----- INPUT DATA

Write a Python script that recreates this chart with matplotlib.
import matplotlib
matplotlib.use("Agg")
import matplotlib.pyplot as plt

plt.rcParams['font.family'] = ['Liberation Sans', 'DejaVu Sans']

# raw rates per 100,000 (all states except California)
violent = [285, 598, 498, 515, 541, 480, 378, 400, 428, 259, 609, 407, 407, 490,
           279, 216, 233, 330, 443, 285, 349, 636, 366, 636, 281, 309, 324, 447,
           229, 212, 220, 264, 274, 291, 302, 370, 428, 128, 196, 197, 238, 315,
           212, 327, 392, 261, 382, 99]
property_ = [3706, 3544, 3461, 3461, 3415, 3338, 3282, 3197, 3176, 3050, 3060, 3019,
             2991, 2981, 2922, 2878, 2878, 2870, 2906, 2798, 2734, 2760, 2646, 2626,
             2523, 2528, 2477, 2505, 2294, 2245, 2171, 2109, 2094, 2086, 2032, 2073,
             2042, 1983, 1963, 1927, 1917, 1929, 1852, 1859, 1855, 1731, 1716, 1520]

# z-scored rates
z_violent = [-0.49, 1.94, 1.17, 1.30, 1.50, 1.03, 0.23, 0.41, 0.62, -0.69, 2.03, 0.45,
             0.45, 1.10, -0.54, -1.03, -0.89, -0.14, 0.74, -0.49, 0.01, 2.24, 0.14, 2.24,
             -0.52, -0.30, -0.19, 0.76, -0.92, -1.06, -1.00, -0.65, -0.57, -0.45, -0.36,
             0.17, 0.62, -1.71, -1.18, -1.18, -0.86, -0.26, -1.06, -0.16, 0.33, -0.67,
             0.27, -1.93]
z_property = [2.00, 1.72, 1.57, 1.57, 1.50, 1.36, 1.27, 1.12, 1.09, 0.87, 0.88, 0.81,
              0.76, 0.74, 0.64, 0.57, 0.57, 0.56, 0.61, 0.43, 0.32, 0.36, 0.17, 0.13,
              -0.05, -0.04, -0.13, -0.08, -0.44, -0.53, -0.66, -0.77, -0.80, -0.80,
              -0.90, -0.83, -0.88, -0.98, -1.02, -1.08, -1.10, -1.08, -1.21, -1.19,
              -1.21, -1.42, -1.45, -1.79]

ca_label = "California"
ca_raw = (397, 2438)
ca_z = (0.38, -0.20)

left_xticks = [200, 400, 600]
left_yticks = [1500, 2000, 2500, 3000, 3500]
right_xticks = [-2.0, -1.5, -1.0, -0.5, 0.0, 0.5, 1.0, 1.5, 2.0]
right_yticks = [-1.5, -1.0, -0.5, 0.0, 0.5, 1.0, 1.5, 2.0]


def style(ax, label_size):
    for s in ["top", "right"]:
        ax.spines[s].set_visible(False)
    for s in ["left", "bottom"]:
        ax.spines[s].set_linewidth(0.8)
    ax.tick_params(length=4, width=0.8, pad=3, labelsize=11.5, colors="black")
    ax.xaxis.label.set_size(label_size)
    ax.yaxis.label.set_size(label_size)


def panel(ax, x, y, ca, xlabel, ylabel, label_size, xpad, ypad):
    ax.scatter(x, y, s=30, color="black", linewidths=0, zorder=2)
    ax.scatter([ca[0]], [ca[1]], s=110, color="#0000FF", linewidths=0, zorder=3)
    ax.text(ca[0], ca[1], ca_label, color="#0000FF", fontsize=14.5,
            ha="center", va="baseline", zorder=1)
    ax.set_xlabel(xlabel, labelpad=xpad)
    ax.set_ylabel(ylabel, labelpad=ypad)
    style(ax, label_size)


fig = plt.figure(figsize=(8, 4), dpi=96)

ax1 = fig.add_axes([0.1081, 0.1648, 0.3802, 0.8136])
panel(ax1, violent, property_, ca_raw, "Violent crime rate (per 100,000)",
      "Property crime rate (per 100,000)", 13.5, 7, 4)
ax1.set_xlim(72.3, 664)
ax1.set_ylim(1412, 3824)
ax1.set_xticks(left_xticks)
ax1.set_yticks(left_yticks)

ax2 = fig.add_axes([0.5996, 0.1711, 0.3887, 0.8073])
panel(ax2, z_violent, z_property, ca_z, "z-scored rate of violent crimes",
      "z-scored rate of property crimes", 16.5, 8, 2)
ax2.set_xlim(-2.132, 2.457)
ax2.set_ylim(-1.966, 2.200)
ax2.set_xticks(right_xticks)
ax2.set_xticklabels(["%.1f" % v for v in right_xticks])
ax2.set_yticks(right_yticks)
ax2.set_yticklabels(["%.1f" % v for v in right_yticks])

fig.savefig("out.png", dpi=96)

----------
----- INPUT DATA

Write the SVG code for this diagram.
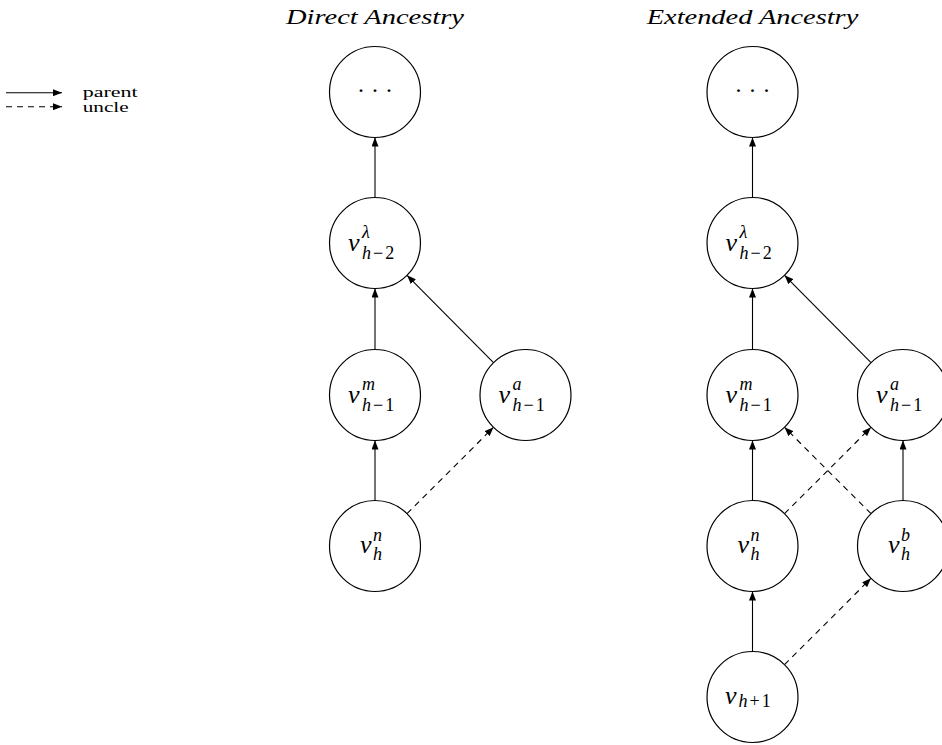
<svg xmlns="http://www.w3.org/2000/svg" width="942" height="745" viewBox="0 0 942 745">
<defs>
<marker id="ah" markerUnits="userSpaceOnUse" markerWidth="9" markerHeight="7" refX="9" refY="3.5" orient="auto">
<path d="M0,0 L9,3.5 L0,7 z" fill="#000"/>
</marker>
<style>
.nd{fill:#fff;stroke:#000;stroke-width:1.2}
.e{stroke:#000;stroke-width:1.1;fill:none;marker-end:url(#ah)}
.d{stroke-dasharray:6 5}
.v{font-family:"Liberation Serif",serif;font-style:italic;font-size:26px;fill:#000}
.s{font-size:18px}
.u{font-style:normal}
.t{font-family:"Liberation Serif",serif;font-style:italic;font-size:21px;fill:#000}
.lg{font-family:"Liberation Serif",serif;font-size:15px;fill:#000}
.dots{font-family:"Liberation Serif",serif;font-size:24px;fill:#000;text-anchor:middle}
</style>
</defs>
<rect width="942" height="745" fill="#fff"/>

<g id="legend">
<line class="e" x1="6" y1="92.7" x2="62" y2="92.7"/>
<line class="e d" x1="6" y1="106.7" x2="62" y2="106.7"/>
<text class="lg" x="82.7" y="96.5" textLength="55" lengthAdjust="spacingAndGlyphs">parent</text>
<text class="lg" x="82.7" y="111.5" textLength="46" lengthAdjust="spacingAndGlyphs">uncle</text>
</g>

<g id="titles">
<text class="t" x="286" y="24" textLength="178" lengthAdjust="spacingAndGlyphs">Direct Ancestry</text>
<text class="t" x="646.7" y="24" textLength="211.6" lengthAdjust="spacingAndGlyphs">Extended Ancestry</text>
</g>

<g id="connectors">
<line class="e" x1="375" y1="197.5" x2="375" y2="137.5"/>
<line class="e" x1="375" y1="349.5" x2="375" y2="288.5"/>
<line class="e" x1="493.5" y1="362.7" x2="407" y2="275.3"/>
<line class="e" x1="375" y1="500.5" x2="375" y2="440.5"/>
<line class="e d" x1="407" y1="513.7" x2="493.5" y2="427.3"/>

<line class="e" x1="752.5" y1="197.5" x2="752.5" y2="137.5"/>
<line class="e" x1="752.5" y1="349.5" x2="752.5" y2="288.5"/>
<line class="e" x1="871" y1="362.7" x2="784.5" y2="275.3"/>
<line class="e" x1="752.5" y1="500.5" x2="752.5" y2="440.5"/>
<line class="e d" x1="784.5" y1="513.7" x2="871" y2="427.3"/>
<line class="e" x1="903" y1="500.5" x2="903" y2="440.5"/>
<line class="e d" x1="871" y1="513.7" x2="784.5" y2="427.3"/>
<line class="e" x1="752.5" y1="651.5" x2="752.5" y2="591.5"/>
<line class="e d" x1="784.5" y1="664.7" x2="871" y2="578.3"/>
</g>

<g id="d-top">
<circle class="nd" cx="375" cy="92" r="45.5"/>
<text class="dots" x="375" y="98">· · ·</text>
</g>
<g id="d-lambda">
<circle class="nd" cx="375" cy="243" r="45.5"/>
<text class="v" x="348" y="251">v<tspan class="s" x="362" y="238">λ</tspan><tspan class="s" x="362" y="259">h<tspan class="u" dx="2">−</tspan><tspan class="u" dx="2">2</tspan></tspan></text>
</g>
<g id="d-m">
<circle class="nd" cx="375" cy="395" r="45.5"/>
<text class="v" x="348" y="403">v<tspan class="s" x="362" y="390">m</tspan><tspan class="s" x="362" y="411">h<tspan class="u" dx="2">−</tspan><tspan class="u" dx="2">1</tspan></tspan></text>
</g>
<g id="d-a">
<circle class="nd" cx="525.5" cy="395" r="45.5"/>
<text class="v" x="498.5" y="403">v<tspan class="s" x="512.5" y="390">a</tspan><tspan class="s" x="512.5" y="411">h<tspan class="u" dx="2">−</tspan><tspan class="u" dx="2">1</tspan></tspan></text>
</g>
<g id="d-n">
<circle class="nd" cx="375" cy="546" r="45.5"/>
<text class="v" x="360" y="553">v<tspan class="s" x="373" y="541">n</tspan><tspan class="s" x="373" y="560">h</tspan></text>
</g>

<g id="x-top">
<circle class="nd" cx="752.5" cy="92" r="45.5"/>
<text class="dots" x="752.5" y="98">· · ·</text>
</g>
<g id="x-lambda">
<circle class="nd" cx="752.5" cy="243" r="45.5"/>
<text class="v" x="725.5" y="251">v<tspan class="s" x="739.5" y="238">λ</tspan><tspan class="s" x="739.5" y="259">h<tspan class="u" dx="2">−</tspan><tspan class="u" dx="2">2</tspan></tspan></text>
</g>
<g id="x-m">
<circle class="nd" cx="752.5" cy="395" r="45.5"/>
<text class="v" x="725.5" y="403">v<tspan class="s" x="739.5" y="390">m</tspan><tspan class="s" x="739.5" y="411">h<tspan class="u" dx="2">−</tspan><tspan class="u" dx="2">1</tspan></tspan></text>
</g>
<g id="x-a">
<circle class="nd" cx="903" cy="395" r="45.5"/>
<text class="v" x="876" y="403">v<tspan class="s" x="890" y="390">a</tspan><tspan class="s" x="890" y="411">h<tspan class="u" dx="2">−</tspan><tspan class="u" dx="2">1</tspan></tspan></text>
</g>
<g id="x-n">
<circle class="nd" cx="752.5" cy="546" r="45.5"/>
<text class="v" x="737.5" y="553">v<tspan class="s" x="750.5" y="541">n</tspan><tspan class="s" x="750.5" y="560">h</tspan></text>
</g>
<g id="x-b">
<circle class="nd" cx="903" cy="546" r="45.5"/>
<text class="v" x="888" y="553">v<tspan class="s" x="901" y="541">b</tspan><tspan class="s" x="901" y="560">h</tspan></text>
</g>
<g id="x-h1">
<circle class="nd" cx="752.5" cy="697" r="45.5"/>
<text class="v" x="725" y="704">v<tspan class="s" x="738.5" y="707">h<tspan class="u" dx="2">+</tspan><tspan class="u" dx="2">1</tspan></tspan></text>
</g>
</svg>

----------

* REQUIRED TASK: Every line from the one containing "Write a Python" through the one containing "plt.rcParams['font.family'] = ['Liberation" is to be given again exactly, both ends included, and no line outside that range.

* COMPLETE OUTPUT:
Write a Python script that recreates this chart with matplotlib.
import matplotlib
matplotlib.use("Agg")
import matplotlib.pyplot as plt

plt.rcParams['font.family'] = ['Liberation Sans', 'DejaVu Sans']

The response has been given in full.